Craft beer, namely beer that is brewed traditionally and with a taste for distinctive flavours and styles rather than mass appeal, is enjoying a major renaissance in the USA.
Out of Darkness Came Light
When a handful of brewing behemoths effectively took over the beer industry during the decades following Prohibition their pursuit of profit effectively squeezed US beer culture dry of the rich traditions, flavours and styles first introduced by European immigrants. Brilliant marketing and an undemanding consumer may have turned the likes of Miller, Budweiser and Coors into hugely popular and lucrative brands, but the more discerning drinker, left with a choice between several varieties of the same tasteless pale lager, felt somewhat hard done to.
The Roots of Craft Brewing
Out of this dark era of US brewing history came light: homebrew. Those beer lovers craving the variety and flavours available in Europe were left with no other choice than to brew their own. Having been given official sanction by President Jimmy Carter in 1976 when homebrewing was nationally legalised, these early pioneers established the roots for the craft brewing industry.
Inspired by the old world traditions of artisan beer and cask ale production still alive in Great Britain, Germany and Belgium, and motivated by a desire to reintroduce Americans to more flavoursome beer and traditions that had been lost in their own country, some homebrewers turned a hobby into a profession by starting up their own small scale brewing operations.
The New Albion and Anchor
Founded in 1976 by one homebrew enthusiast, The New Albion Brewery in Sonoma, California, was a important early microbrewery pioneer. It was not a success as a business venture, instead its achievement was in inspiring a great many other homebrewers to follow suit and start their own microbreweries.

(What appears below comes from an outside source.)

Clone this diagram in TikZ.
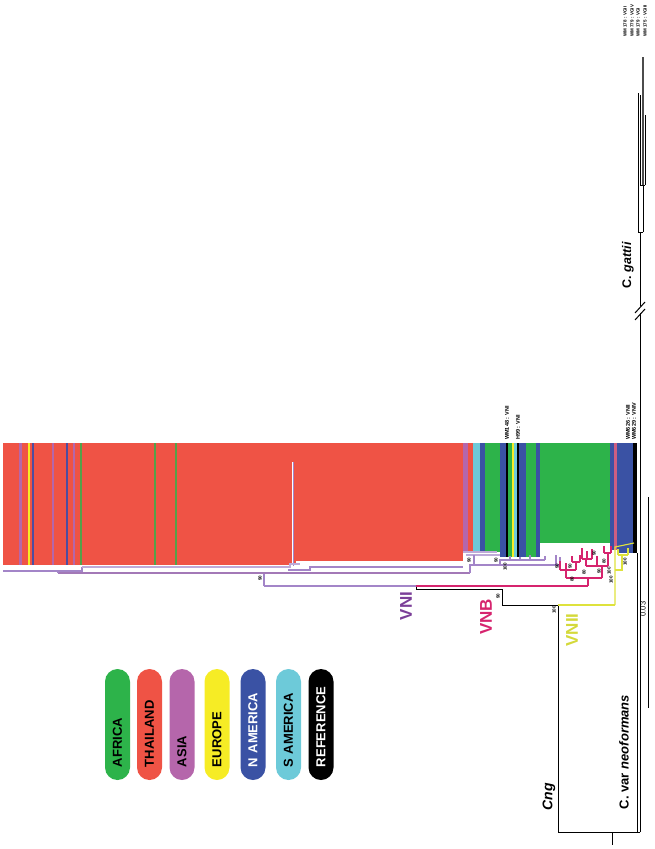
\documentclass[tikz,border=0pt]{standalone}
\usepackage{fontspec}
\setmainfont{Liberation Sans}
\definecolor{AfricaClr}{RGB}{45,179,74}
\definecolor{ThaiClr}{RGB}{239,83,69}
\definecolor{AsiaClr}{RGB}{181,102,171}
\definecolor{EuropeClr}{RGB}{246,236,37}
\definecolor{NAmClr}{RGB}{58,82,164}
\definecolor{SAmClr}{RGB}{109,202,217}
\definecolor{VNIClr}{RGB}{123,63,152}
\definecolor{VNILine}{RGB}{163,133,200}
\definecolor{VNBClr}{RGB}{214,36,110}
\definecolor{VNIIClr}{RGB}{212,217,58}
\definecolor{VNIILine}{RGB}{222,226,60}

\begin{document}
\begin{tikzpicture}[x=1pt,y=-1pt,
  pill/.style={rotate=90,rounded corners=12.5pt,minimum width=111pt,minimum height=25pt,inner xsep=13pt,inner ysep=0pt,text width=85pt,align=left,font=\fontsize{13}{13}\selectfont\bfseries},
  clade/.style={rotate=90,inner sep=0pt,font=\fontsize{17}{17}\selectfont\bfseries},
  taxon/.style={rotate=90,inner sep=0pt,font=\fontsize{13}{13}\selectfont\bfseries},
  boot/.style={rotate=90,inner sep=0pt,font=\fontsize{4.5}{4.5}\selectfont\bfseries},
  strain/.style={rotate=90,anchor=west,inner sep=0pt,font=\fontsize{5.5}{5.5}\selectfont\bfseries},
  br/.style={line width=1pt},
  vni/.style={line width=1.1pt,VNILine},
  vnb/.style={line width=1.1pt,VNBClr},
  vnii/.style={line width=1.1pt,VNIILine}]
\useasboundingbox (0,0) rectangle (655,849);

% tips, coloured by origin
\fill[ThaiClr] (3,443) rectangle (463,565);
\fill[AsiaClr] (19,443) rectangle (21.5,565);
\fill[EuropeClr] (27.5,443) rectangle (29.5,565);
\fill[NAmClr!70!VNIClr] (32,443) rectangle (34,565);
\fill[AsiaClr] (51.5,443) rectangle (53.5,565);
\fill[NAmClr!70!VNIClr] (66,443) rectangle (68,565);
\fill[AsiaClr] (73,443) rectangle (75,565);
\fill[AfricaClr!80!ThaiClr] (80,443) rectangle (82,565);
\fill[AfricaClr!80!ThaiClr] (154,443) rectangle (156,565);
\fill[AfricaClr!80!ThaiClr] (175,443) rectangle (177,565);
\fill[AsiaClr] (463,443) rectangle (468,552);
\fill[ThaiClr] (468,443) rectangle (473,552);
\fill[SAmClr] (473,443) rectangle (480,552);
\fill[NAmClr] (480,443) rectangle (485,552);
\fill[AfricaClr] (485,443) rectangle (500,552);
\fill[NAmClr] (500,443) rectangle (506,557);
\fill[black] (506,443) rectangle (508,557);
\fill[AfricaClr] (508,443) rectangle (512,557);
\fill[EuropeClr] (512,443) rectangle (514,557);
\fill[SAmClr] (514,443) rectangle (517,557);
\fill[black] (517,443) rectangle (519,557);
\fill[NAmClr] (519,443) rectangle (526,557);
\fill[AfricaClr] (526,443) rectangle (536,557);
\fill[NAmClr] (536,443) rectangle (540,557);
\fill[AfricaClr] (540,443) rectangle (610,543);
\fill[NAmClr] (610,443) rectangle (614,550);
\fill[AsiaClr!60!ThaiClr] (614,443) rectangle (617,550);
\fill[NAmClr] (617,443) rectangle (633,553);
\fill[black] (633,443) rectangle (637,553);

% a single long tip inside the Thai block
\draw[white,line width=2.2pt] (293,462) -- (293,566);
\draw[VNILine,line width=0.5pt] (293,462) -- (293,566);
\fill[white] (296,561) rectangle (463,566);

% reference strains
\node[strain] (wm148) at (507,440) {WM148 : VNI};
\node[strain] (h99) at (518,440) {H99 : VNI};
\node[strain] (wm626) at (628,440) {WM626 : VNII};
\node[strain] (wm629) at (634,440) {WM629 : VNIV};
\node[strain,font=\fontsize{4.5}{4.5}\selectfont\bfseries] (wm178) at (625,37) {WM 178 : VGII};
\node[strain,font=\fontsize{4.5}{4.5}\selectfont\bfseries] (wm779) at (632,37) {WM 779 : VGIV};
\node[strain,font=\fontsize{4.5}{4.5}\selectfont\bfseries] (wm179) at (638,37) {WM 179 : VGI};
\node[strain,font=\fontsize{4.5}{4.5}\selectfont\bfseries] (wm175) at (645,37) {WM 175 : VGIII};

% root, C. gattii and VNIV
\coordinate (cngL) at (558,832);
\coordinate (cngR) at (640,832);
\coordinate (rootstub) at (612,845);
\coordinate (brkA) at (640,313);
\coordinate (brkB) at (640,306);
\coordinate (cgN) at (640,232);
\draw[br] (cngL) -- (cngR);
\draw[br] (612,832) -- (rootstub);
\draw[br] (637,832) -- (637,553);
\draw[br] (cngR) -- (brkA);
\draw[br] (brkB) -- (cgN);
\draw[br] (635,320) -- (645,309);
\draw[br] (635,313) -- (645,302);
\draw[br] (638,232) -- (643,232);
\draw[br] (638,232) -- (638,93);
\draw[br] (643,232) -- (643,185);
\draw[br] (640,185) -- (645,185);
\draw[br] (640,185) -- (640,95);
\draw[br] (645,185) -- (645,115);
\draw[black!70,line width=2pt] (643,185) -- (643,57);

% C. neoformans backbone
\coordinate (cnN) at (558,605);
\coordinate (vnN) at (502,605);
\coordinate (vniiN) at (615,605);
\coordinate (bN) at (416,589);
\draw[br] (cngL) -- (cnN);
\draw[br] (vnN) -- (cnN);
\draw[vnii] (cnN) -- (vniiN);
\draw[br] (vnN) -- (502,589) -- (bN) -- (416,586);
\draw[vni] (264,586) -- (416,586);
\draw[vnb] (416,586) -- (588,586);

% VNI
\draw[vni] (264,586) -- (264,573);
\draw[vni,VNIClr!70] (58,573) -- (470,573);
\draw[vni] (58,573) -- (58,571) -- (3,571);
\draw[vni] (58,571) -- (82,571) -- (82,567);
\draw[vni,VNILine!70] (82,567) -- (290,567) -- (290,564) -- (300,564);
\draw[vni] (288,570) -- (310,570) -- (310,567) -- (463,567);
\draw[vni] (470,573) -- (470,565) -- (560,565);
\draw[vni,VNILine!70] (463,552) -- (497,552);
\draw[vni,VNILine!70] (466,555) -- (500,555);
\draw[vni] (474,555) -- (474,565);
\draw[vni] (500,565) -- (500,560) -- (545,560);
\draw[vni] (510,560) -- (510,556);
\draw[vni] (520,560) -- (520,557);
\draw[vni] (530,560) -- (530,555);
\draw[vni] (545,560) -- (545,556);
\draw[vni] (556,565) -- (556,555);
\draw[vni] (560,565) -- (560,557);
\node[boot] (b90a) at (260,578) {90};
\node[boot] (b90b) at (469,560) {90};
\node[boot] (b90c) at (496,560) {90};
\node[boot] (b100a) at (505,567) {100};

% VNB
\draw[vnb] (588,586) -- (588,578);
\draw[vnb] (566,578) -- (602,578);
\draw[vnb] (566,578) -- (566,570);
\draw[vnb] (560,570) -- (576,570);
\draw[vnb] (560,570) -- (560,561);
\draw[vnb] (566,570) -- (566,563);
\draw[vnb] (576,570) -- (576,562);
\draw[vnb] (572,562) -- (580,562);
\draw[vnb] (572,562) -- (572,556);
\draw[vnb] (580,562) -- (580,555);
\draw[vnb] (602,578) -- (602,566);
\draw[vnb] (586,566) -- (608,566);
\draw[vnb] (586,566) -- (586,559);
\draw[vnb] (582,559) -- (592,559);
\draw[vnb] (582,559) -- (582,548);
\draw[vnb] (587,559) -- (587,551);
\draw[vnb] (592,559) -- (592,549);
\draw[vnb] (597,566) -- (597,556);
\draw[vnb] (608,566) -- (608,553);
\draw[vnb] (604,553) -- (611,553);
\draw[vnb] (604,553) -- (604,546);
\draw[vnb] (611,553) -- (611,546);
\node[boot] (b80a) at (572,579) {80};
\node[boot] (b90d) at (557,566) {90};
\node[boot] (b90e) at (570,566) {90};
\node[boot] (b80b) at (584,572) {80};
\node[boot] (b90f) at (599,571) {90};
\node[boot] (b90g) at (594,553) {90};
\node[boot] (b80c) at (604,561) {80};
\node[boot] (b100b) at (609,571) {100};

% VNII
\draw[vnii] (vniiN) -- (615,547) -- (634,543);
\draw[vnii] (615,570) -- (622,570) -- (622,555);
\draw[vnii] (618,555) -- (628,555);
\draw[vnii] (618,555) -- (618,549);
\draw[vnii] (628,555) -- (628,548);
\node[boot] (b100c) at (611,580) {100};
\node[boot] (b100d) at (625,562) {100};
\node[boot] (b90h) at (498,596) {90};
\node[boot] (b100e) at (554,610) {100};

% scale bar
\coordinate (sbTop) at (648,497);
\coordinate (sbBot) at (648,708);
\draw[br] (sbTop) -- (sbBot);
\node[rotate=90,inner sep=0pt,font=\fontsize{7.5}{7.5}\selectfont] (sbLbl) at (643,609) {0.03};

% clade and taxon labels
\node[clade,VNIClr] (vniLbl) at (406,606) {VNI};
\node[clade,VNBClr] (vnbLbl) at (486,617) {VNB};
\node[clade,VNIIClr] (vniiLbl) at (572,630) {VNII};
\node[taxon,font=\fontsize{14}{14}\selectfont\bfseries\itshape] (cngLbl) at (549,797) {Cng};
\node[taxon] (cvnLbl) at (624,752) {C. var \textit{neoformans}};
\node[taxon,font=\fontsize{12.5}{12.5}\selectfont\bfseries] (cgLbl) at (628,265) {C. \textit{gattii}};

% legend
\node[pill,fill=AfricaClr,text=black] (africa) at (117.5,724.5) {AFRICA};
\node[pill,fill=ThaiClr,text=black] (thailand) at (149.5,724.5) {THAILAND};
\node[pill,fill=AsiaClr,text=black] (asia) at (182,724.5) {ASIA};
\node[pill,fill=EuropeClr,text=black] (europe) at (217,724.5) {EUROPE};
\node[pill,fill=NAmClr,text=white] (namerica) at (253,724.5) {N AMERICA};
\node[pill,fill=SAmClr,text=black] (samerica) at (288.5,724.5) {S AMERICA};
\node[pill,fill=black,text=white] (reference) at (321,724.5) {REFERENCE};

\end{tikzpicture}
\end{document}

The 1980s became the pioneer era for craft brewing. Its growth during this period was led by such passionate trailblazers as Sierra Nevada, Mendocino Brewing Co., Yakima Brewing & Malting Co. and Anchor.
Anchor Brewing Company was notable for being both part of the ‘new breed’ and a rare historic enterprise, having kept alive some of America’s original beer traditions, including California Common Beer or ‘Steam Beer’. It was only able to survive so long because, on the verge of collapse, it was purchased in 1965 by a visionary force in Fritz Maytag who reinvented it for the new era while keeping alive its unique beer production.
The Rise of Microbreweries and Craft Brewing
The microbreweries and brewpubs of the 1980s struggled against a fierce market conditions to establish the foundations for their new industry. Regarding their efforts as little more than a novelty, at the time the brewing giants saw no threat or future in these small scale amateur operations.
It took until the beginning of the new decade for the brewing standards to reach a level of quality and consistency that it encouraged greater distribution and, as a result, an increased awareness and popularity. Between 1991 and 1995, annual volume growth increased from 35% to a high of 58%.
The mid-2000s saw the craft brewing revolution hitting its stride, with annual growth for the craft sector increasing between 6 and 12 % year on year from 2004. The number of craft brewers in operation had increased from eight early crusaders in 1980 to 537 in 1994 to 1482 in 2009. 344 congressional districts now boast at least one brewery and the north western states shows the greatest density of microbrewery action – with Portland, Oregon its beating heart – and the southern central and south-eastern states the least.
The Sign of Success
Although craft brewers still only account for around 4% of sales in a market dominated by pale lagers, the fact that the megabrewers are now keen to get a share of the craft brewing phenomenon by producing their own craft beers and buying into authentic breweries is a major sign that it is a very significant area that will continue to grow.
There are hopeful signs that the US will return to the thriving brewing heritage it lost when economic ambitions were sated at the expense of flavour and character.